Freeport-McMoRan plans to "review opportunities to defer spending" amid lower metal pricing, President Kathleen Quirk said on a July 21 earnings call. In the second quarter, the Phoenix-based copper-gold miner's earnings dropped to $840 million from $1.08 billion year over year, while revenue decreased to $5.42 billion from $5.75 billion.
In a similar vein, Pittsburgh-based aluminum producer
Stronger volumes and favorable exchange rates helped boost Alcoa's earnings, but they were "more than offset" by lower metal prices and higher costs, Alcoa CFO William Oplinger said on the call. Alcoa's second-quarter attributable net income increased year over year to $549 million from $309 million, while adjusted EBITDA was up $295 million to $913 million year over year but down $159 million from the previous quarter.
Meanwhile, Alcoa President and CEO Roy Harvey raised potential measures the aluminum producer could make amid an extended pricing rout. "We can step into partial curtailments, full curtailments.
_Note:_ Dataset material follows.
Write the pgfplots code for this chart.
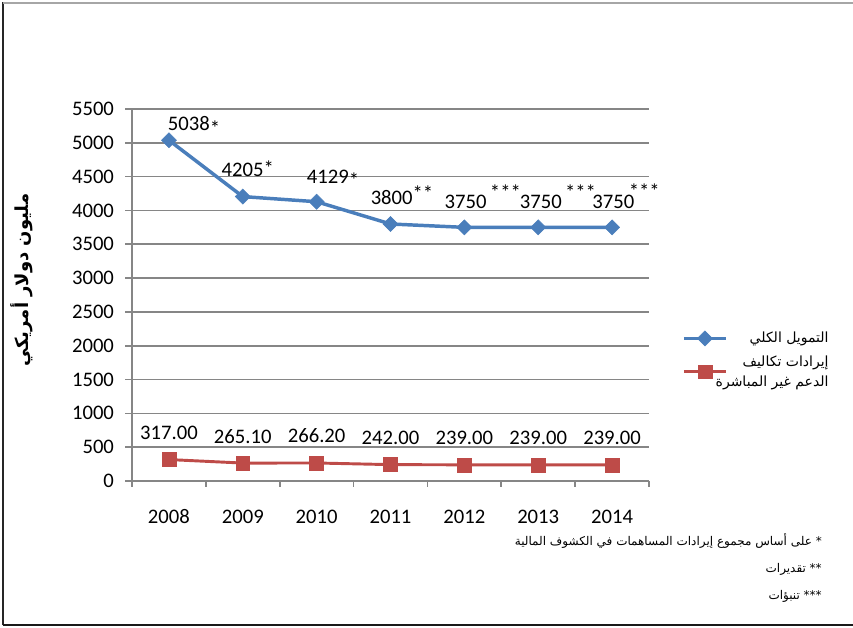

There's a lot of actions that we can take," Harvey said.
Economic headwinds have hit expectations for metal demand, commodity prices and earnings for the rest of the year. S&P Global Commodity Insights recently cut its copper price forecast to $8,847/t for 2022, as it downgraded demand projections for some regions such as Europe, said Commodity Insights principal analyst Ronnie Cecil.
The gloomier economic outlook could mean miners hold on to more of their profits as they look to weather lower metal prices.
"Near-term earning guidance and shareholder returns are certainly tempered by near-term commodity prices and cost inflation," Franco-Nevada Corp. Chair David Harquail said in an email.